Let us look at what the odds ratio is. The odds ratio is a measure of association between the independent variable and an outcome. The odds ratio is the ratio of odds of the event occurring given X=1 and X= 0. It represents the factor by which the odds change for a one unit change in the independent variable. Taking the ant-log of the regression coefficient we can get the odds ratio.



The table shows the odds ratio for each independent variable. An odds ratio greater than one indicates a positive association between the dependent and independent variables, whereas an odds ratio less than one indicates a negative relationship between the dependent and independent variables. An odds ratio equal to one indicates no association between the variables. For example, the odds ratio of the employ independent variable is 0.77 indicates that for one unit change in employ, the odds of being a defaulter will change by 0.77 fold or decrease by 23%.
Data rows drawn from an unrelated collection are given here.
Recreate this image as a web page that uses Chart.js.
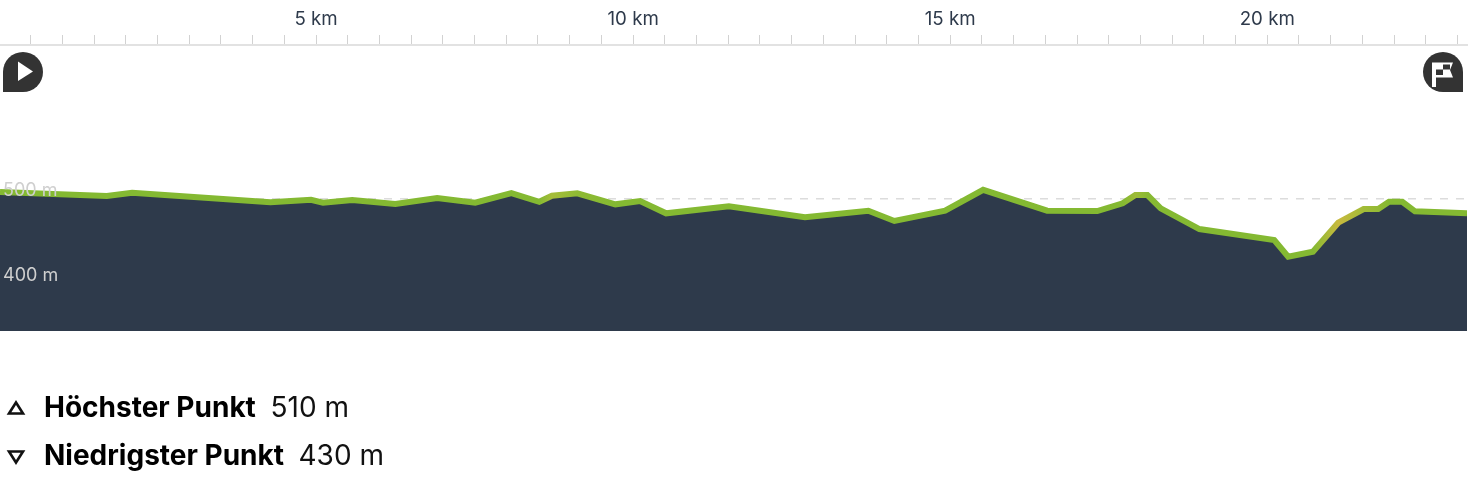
<!DOCTYPE html>
<html lang="de">
<head>
<meta charset="utf-8">
<title>Höhenprofil</title>
<script src="https://cdn.jsdelivr.net/npm/chart.js@4"></script>
<style>
html,body{margin:0;padding:0;background:#fff;width:1470px;height:478px;overflow:hidden}
#wrap{position:relative;width:1470px;height:478px}
canvas{position:absolute;left:0;top:0}
.badge{position:absolute;left:0;top:0}
.stat{position:absolute;font-family:Inter,sans-serif;font-size:28px;line-height:32px;color:#000;white-space:nowrap}
.stat b{position:absolute;left:0;top:0;font-weight:700}
.stat span{position:absolute;top:0;font-weight:400;color:#111}
</style>
</head>
<body>
<div id="wrap">
<canvas id="c" width="1470" height="478"></canvas>
<svg class="badge" width="1470" height="478" viewBox="0 0 1470 478">
  <path d="M3 72a20 20 0 1 1 20 20H3z" fill="#333"/>
  <path d="M18 61.5L33 71.5L18 81z" fill="#fff"/>
  <path d="M1463 72a20 20 0 1 0 -20 20h20z" fill="#333"/>
  <path d="M1432 62.500h21l-3 7.500l3 7.500h-17v9.500h-4z" fill="#fff"/>
  <path d="M1436 69.500h7v5.500h-7zM1443 64.500h7v5h-7z" fill="#333"/>
  <path d="M16 402.500l7 11h-14z" fill="none" stroke="#111" stroke-width="2.600"/>
  <path d="M16 462.500l7 -11h-14z" fill="none" stroke="#111" stroke-width="2.600"/>
</svg>
<div class="stat" id="s0" style="left:44px;top:391px"></div>
<div class="stat" id="s1" style="left:44px;top:439px"></div>
</div>
<script>
const distanceKm = [0.016,1.70,2.10,4.28,4.92,5.11,5.57,6.25,6.91,7.51,8.08,8.52,8.72,9.12,9.72,10.11,10.52,11.51,12.71,13.71,14.12,14.92,15.52,16.53,17.32,17.72,17.92,18.11,18.32,18.93,20.11,20.33,20.72,21.12,21.52,21.75,21.92,22.13,22.33,23.15];
const elevationM = [508.5,503.8,507.6,496.4,499.4,495.9,499,494.4,501.4,495.9,507.3,497,504.1,506.9,494,497.9,483.4,491.6,478.7,486.5,474.4,486.5,511,486.5,486.1,495.2,504.9,504.9,489.3,464.9,452,432.4,438.2,472.4,488.5,488.5,497,497,485.8,483.4];
const lineColors = ['#84b932','#84b932','#84b932','#84b932','#84b932','#84b932','#84b932','#84b932','#84b932','#84b932','#84b932','#84b932','#a6bd3a','#8fba34','#84b932','#84b932','#84b932','#84b932','#84b932','#84b932','#84b932','#84b932','#84b932','#84b932','#84b932','#84b932','#9ebb37','#8aba33','#84b932','#84b932','#84b932','#84b932','#84b932','#c8b93e','#a2bc38','#94ba35','#84b932','#84b932','#84b932','#84b932'];
const yTickValues = [400,500];
const xLabelEvery = 5;
const statLabels = ['Höchster Punkt','Niedrigster Punkt'];
const statValues = ['510 m','430 m'];
const statValueLeft = [226.5,254.5];

statLabels.forEach((t,i)=>{
  const el=document.getElementById('s'+i);
  el.innerHTML='<b></b><span></span>';
  el.children[0].textContent=t;
  el.children[1].textContent=statValues[i];
  el.children[1].style.left=statValueLeft[i]+'px';
});

const points = distanceKm.map((x,i)=>({x,y:elevationM[i]}));
const xMin = 0.016, xMax = 23.15;
const lineGradient = c => {
  const area=c.chart.chartArea;
  if(!area) return lineColors[0];
  const g=c.chart.ctx.createLinearGradient(area.left,0,area.right,0);
  distanceKm.forEach((d,i)=>g.addColorStop(Math.min(1,Math.max(0,(d-xMin)/(xMax-xMin))),lineColors[i]));
  return g;
};

new Chart(document.getElementById('c'),{
  type:'line',
  data:{datasets:[
    {
      data:points,
      borderColor:lineGradient,
      borderWidth:6,
      borderJoinStyle:'miter',
      borderCapStyle:'butt',
      fill:false,
      pointRadius:0,
      tension:0
    },
    {
      data:points,
      borderWidth:0,
      backgroundColor:'#2e3a4b',
      fill:'start',
      pointRadius:0,
      tension:0
    }
  ]},
  options:{
    responsive:false,
    animation:false,
    devicePixelRatio:1,
    layout:{padding:{left:0,right:3,top:0,bottom:147}},
    plugins:{legend:{display:false},tooltip:{enabled:false},title:{display:false}},
    scales:{
      x:{
        type:'linear',position:'top',min:xMin,max:xMax,
        afterFit:s=>{s.height=45;},
        border:{display:true,color:'#e2e2e2',width:2},
        grid:{drawOnChartArea:false,drawTicks:true,tickLength:10,color:'#d2d2d2',lineWidth:1},
        ticks:{stepSize:0.5,includeBounds:false,autoSkip:false,maxRotation:0,padding:4.5,color:'#2e3a4b',
          font:{family:'Inter',size:18.7},
          callback:v=>(v%xLabelEvery===0&&v>0)?v+' km':''}
      },
      y:{
        type:'linear',position:'left',min:345,max:681.4,
        afterFit:s=>{s.width=0;},
        afterBuildTicks:s=>{s.ticks=yTickValues.map(value=>({value}));},
        border:{display:false,dash:[8,8]},
        grid:{color:c=>c.tick&&c.tick.value===500?'#dcdcdc':'transparent',drawTicks:false,lineWidth:1.5},
        ticks:{mirror:true,padding:3,z:2,color:'#cfcfcf',
          font:{family:'Inter',size:18,lineHeight:0.95},
          callback:v=>[v+' m','']}
      }
    }
  }
});
</script>
</body>
</html>
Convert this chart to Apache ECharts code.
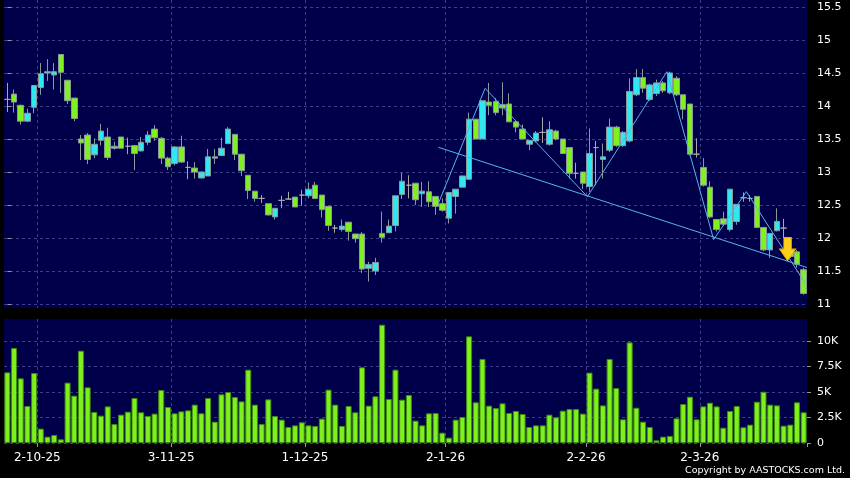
<!DOCTYPE html>
<html>
<head>
<meta charset="utf-8">
<script src="https://cdn.jsdelivr.net/npm/echarts@6/dist/echarts.min.js"></script>
<style>
html,body{margin:0;padding:0;background:#000;}
#chart{width:850px;height:478px;}
</style>
</head>
<body>
<div id="chart"></div>
<script>
// Trading days per month (day numbers)
const months = [
  {m: 9,  y: 25, days: [24,25,26,29,30]},
  {m: 10, y: 25, days: [2,3,6,8,9,10,13,14,15,16,17,20,21,22,23,24,27,28,30,31]},
  {m: 11, y: 25, days: [3,4,5,6,7,10,11,12,13,14,17,18,19,20,21,24,25,26,27,28]},
  {m: 12, y: 25, days: [1,2,3,4,5,8,9,10,11,12,15,16,17,18,19,22,23,24,29,30,31]},
  {m: 1,  y: 26, days: [2,5,6,7,8,9,12,13,14,15,16,19,20,21,22,23,26,27,28,29,30]},
  {m: 2,  y: 26, days: [2,3,4,5,6,9,10,11,12,13,16,20,23,24,25,26,27]},
  {m: 3,  y: 26, days: [2,3,4,5,6,9,10,11,12,13,16,17,18,19,20,23]}
];

const open = [14.10,14.18,14.01,13.77,13.98,14.28,14.50,14.47,14.78,14.39, 14.12,13.50,13.56,13.26,13.48,13.53,13.36,13.53,13.39,13.40, 13.32,13.45,13.65,13.51,13.21,13.13,13.38,13.07,13.06,12.91, 12.94,13.21,13.25,13.43,13.57,13.27,12.95,12.71,12.60,12.52, 12.32,12.57,12.59,12.62,12.65,12.64,12.80,12.65,12.48,12.15, 12.13,12.24,12.06,12.06,11.54,11.50,12.07,12.08,12.19,12.66, 12.80,12.83,12.67,12.70,12.63,12.52,12.30,12.63,12.77,12.89, 13.80,13.50,14.06,14.07,14.02,14.03,13.76,13.65,13.42,13.47, 13.60,13.42,13.62,13.50,13.37,12.98,13.00,12.78,13.37,13.19, 13.33,13.68,13.40,13.47,14.17,14.43,14.10,14.19,14.35,14.20, 14.42,14.17,14.03,13.27,13.07,12.77,12.28,12.29,12.13,12.25, 12.61,12.60,12.63,12.16,11.82,12.11,12.15,11.80,11.79,11.52];
const close = [14.10,14.06,13.77,13.89,14.31,14.49,14.52,14.52,14.51,14.08, 13.81,13.44,13.19,13.42,13.62,13.22,13.39,13.36,13.39,13.28, 13.45,13.56,13.52,13.21,13.08,13.38,13.15,13.07,13.00,13.00, 13.23,13.23,13.36,13.65,13.27,13.02,12.72,12.60,12.60,12.35, 12.45,12.57,12.59,12.47,12.65,12.74,12.60,12.43,12.19,12.15, 12.18,12.10,11.99,11.53,11.60,11.63,12.01,12.18,12.64,12.86, 12.80,12.58,12.71,12.55,12.48,12.42,12.69,12.74,12.94,13.80, 13.50,14.08,14.01,13.90,13.97,13.76,13.68,13.50,13.48,13.59, 13.60,13.64,13.50,13.28,12.98,12.98,12.83,13.28,13.37,13.23, 13.68,13.40,13.60,14.22,14.43,14.27,14.32,14.35,14.23,14.50, 14.17,13.95,13.27,13.27,12.80,12.32,12.13,12.21,12.74,12.51, 12.61,12.60,12.16,11.82,12.07,12.25,12.15,11.72,11.60,11.16];
const low = [13.91,13.90,13.72,13.76,13.89,14.17,14.38,14.25,14.20,14.03, 13.77,13.18,13.12,13.21,13.40,13.18,13.34,13.36,13.27,13.03, 13.31,13.41,13.47,13.12,13.03,13.10,13.14,12.89,12.90,12.90, 12.94,13.12,13.25,13.43,13.18,12.94,12.59,12.55,12.53,12.34, 12.28,12.45,12.58,12.47,12.49,12.60,12.60,12.31,12.11,12.08, 12.10,11.96,11.93,11.47,11.34,11.44,11.93,12.08,12.10,12.59, 12.60,12.50,12.47,12.47,12.35,12.40,12.22,12.37,12.77,12.89, 13.50,13.50,13.86,13.86,13.86,13.76,13.60,13.50,13.33,13.45, 13.44,13.40,13.48,13.28,12.90,12.90,12.74,12.70,12.80,12.90, 13.30,13.38,13.38,13.45,14.15,14.20,14.08,14.15,14.20,14.18, 14.15,13.80,13.25,13.22,12.78,12.30,12.10,12.18,12.10,12.20, 12.55,12.55,12.16,11.80,11.70,12.10,12.00,11.70,11.55,11.14];
const high = [14.35,14.25,14.02,13.96,14.31,14.65,14.71,14.65,14.78,14.39, 14.12,13.56,13.59,13.51,13.73,13.67,13.46,13.53,13.52,13.40, 13.53,13.62,13.71,13.53,13.23,13.39,13.55,13.16,13.15,13.01, 13.35,13.35,13.52,13.68,13.57,13.27,12.95,12.71,12.65,12.52, 12.45,12.64,12.70,12.62,12.73,12.84,12.85,12.65,12.48,12.20, 12.28,12.24,12.06,12.09,11.64,11.70,12.40,12.28,12.64,12.99, 12.95,12.83,12.85,12.86,12.63,12.60,12.69,12.74,12.94,13.90, 13.80,14.08,14.35,14.12,14.36,14.19,13.78,13.72,13.48,13.62, 13.83,13.77,13.64,13.50,13.37,13.14,13.00,13.66,13.47,13.43, 13.81,13.70,13.62,14.42,14.56,14.56,14.34,14.40,14.38,14.52, 14.45,14.17,14.03,13.51,13.21,12.86,12.28,12.40,12.74,12.51, 12.69,12.65,12.63,12.16,12.07,12.45,12.29,11.84,11.82,11.55];
const volume = [6930,9310,6340,3630,6860,1410,620,780,360,5920, 4640,9050,5460,3040,2680,3590,1860,2780,3070,4410, 3010,2650,2880,5200,3530,2910,3100,3200,3760,2910, 4410,2090,4770,5000,4510,4080,7190,3760,1860,4280, 2650,2290,1570,1730,2030,1730,1670,2390,5230,3760, 1670,3630,3010,7420,3660,4580,11600,4310,7190,4250, 4710,2190,1730,2910,2940,1010,520,2290,2550,10460, 3990,8240,3660,3430,3890,2940,3140,2840,1570,1730, 1730,2780,2520,3170,3330,3330,2880,6900,5330,3690, 8240,5390,2320,9870,3460,2090,1570,260,620,690, 2420,3820,4540,2320,3590,3950,3590,1500,3140,3630, 1540,1800,4050,5030,3760,3690,1700,1800,3990,3010];

// Annotation lines (category index, price)
const trendLine = [[64.42, 13.374], [119.5, 11.553]];
const zigzag = [[64.42, 12.526], [71.40, 14.268], [86.69, 12.626], [98.56, 14.520], [105.55, 11.977], [110.44, 12.702], [119.23, 11.314]];
const arrowPoint = [[116.6, 11.83]];

const priceTicks = {min: 11, max: 15.5, step: 0.5};
const volTicks = {min: 0, max: 12160, step: 2500};

// build
const categories = [];
const monthStart = new Set();
months.forEach((mo, k) => {
  mo.days.forEach((d, j) => {
    if (j === 0 && k > 0) monthStart.add(categories.length);
    categories.push(d + '-' + mo.m + '-' + mo.y);
  });
});
const ohlc = open.map((o, i) => [o, close[i], low[i], high[i]]);

const FONT = 'DejaVu Sans';
const BG = '#00004a';
const gridLine = {show: true, showMaxLine: false, lineStyle: {color: '#3e3e88', type: [3, 3], width: 1}};
const isStart = (idx) => monthStart.has(idx);

const chart = echarts.init(document.getElementById('chart'), null, {renderer: 'canvas'});
chart.setOption({
  backgroundColor: '#000',
  animation: false,
  grid: [
    {left: 4, right: 43, top: 0, height: 308, show: true, backgroundColor: BG, borderWidth: 0},
    {left: 4, right: 43, top: 7, height: 297, show: false},
    {left: 4, right: 43, top: 319, height: 124, show: true, backgroundColor: BG, borderWidth: 0}
  ],
  xAxis: [
    {gridIndex: 0, type: 'category', data: categories, boundaryGap: true,
      axisLine: {show: false}, axisTick: {show: false}, axisLabel: {show: false},
      splitLine: Object.assign({interval: isStart}, gridLine)},
    {gridIndex: 1, type: 'category', data: categories, boundaryGap: true,
      axisLine: {show: false}, axisTick: {show: false}, axisLabel: {show: false}, splitLine: {show: false}},
    {gridIndex: 2, type: 'category', data: categories, boundaryGap: true,
      axisLine: {show: false},
      axisTick: {show: true, interval: isStart, length: 4, lineStyle: {color: '#999'}},
      axisLabel: {show: true, interval: isStart, color: '#fff', fontFamily: FONT, fontSize: 12, margin: 9, padding: [0, 7, 0, 0]},
      splitLine: Object.assign({interval: isStart}, gridLine)},
    {gridIndex: 1, type: 'value', min: -0.5, max: 119.5, show: false}
  ],
  yAxis: [
    {gridIndex: 0, type: 'value', min: 0, max: 1, show: false},
    {gridIndex: 1, type: 'value', position: 'right', min: priceTicks.min, max: priceTicks.max, interval: priceTicks.step,
      axisLine: {show: false},
      axisTick: {show: true, length: 4, lineStyle: {color: '#999'}},
      axisLabel: {color: '#fff', fontFamily: FONT, fontSize: 11, margin: 10,
        formatter: v => (Math.abs(v % 1) < 1e-9 ? String(v) : v.toFixed(1))},
      splitLine: {show: true, lineStyle: gridLine.lineStyle}},
    {gridIndex: 2, type: 'value', position: 'right', min: volTicks.min, max: volTicks.max, interval: volTicks.step,
      axisLine: {show: false},
      axisTick: {show: true, length: 4, lineStyle: {color: '#999'}},
      axisLabel: {color: '#fff', fontFamily: FONT, fontSize: 11, margin: 10, showMaxLabel: false,
        formatter: v => (v === 0 ? '0' : (v > 10000 ? '' : (v / 1000) + 'K'))},
      splitLine: gridLine}
  ],
  series: [
    {type: 'bar', xAxisIndex: 2, yAxisIndex: 2, data: volume, barWidth: 6,
      itemStyle: {color: '#7df01e', borderColor: '#3f8a10', borderWidth: 1}, silent: true},
    {type: 'candlestick', xAxisIndex: 1, yAxisIndex: 1, data: ohlc, barWidth: 6,
      itemStyle: {color: '#30e8f2', color0: '#7ff020', borderColor: '#8a9a9a', borderColor0: '#8a9a9a',
        borderColorDoji: '#a8a8a8', borderWidth: 1}, silent: true},
    {type: 'line', xAxisIndex: 3, yAxisIndex: 1, data: trendLine, symbol: 'none',
      lineStyle: {color: '#58b4ec', width: 1}, silent: true, z: 5},
    {type: 'line', xAxisIndex: 3, yAxisIndex: 1, data: zigzag, symbol: 'none',
      lineStyle: {color: '#58b4ec', width: 1}, silent: true, z: 5},
    {type: 'scatter', xAxisIndex: 3, yAxisIndex: 1, data: arrowPoint,
      symbol: 'path://M4,0 L11,0 L11,11 L15,11 L7.5,22 L0,11 L4,11 Z', symbolSize: [16, 23],
      itemStyle: {color: '#ffd21a', borderColor: '#f0b000', borderWidth: 1, opacity: 1},
      silent: true, z: 10}
  ],
  graphic: [
    {type: 'text', right: 5, top: 466, style: {text: 'Copyright by AASTOCKS.com Ltd.', fill: '#fff', font: '9.5px "DejaVu Sans"'}}
  ]
});
</script>
</body>
</html>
To identify which independent variables are statistically significant and are to be included in the final model, we use the Wald’s test. This test is used for assessing the significance of each independent variable separately. The null hypothesis for Wald’s test is “Specific Parameter is Zero”. It also means that there is no effect of that predictor on the dependent variable. The test statistic given by Z is the ratio of the estimate of the independent variable to the standard error of the estimate of the independent variable. Under the null hypothesis, the test statistic is assumed to follow standard normal distribution. We reject the null hypothesis if the p value is less than 0.05.




Let us do quick recap. In this tutorial, we learned about the binary logistic regression model and its application. We also looked how to estimate parameters of binary logistic regression using the maximum likelihood method and how to interpret the odds ratio.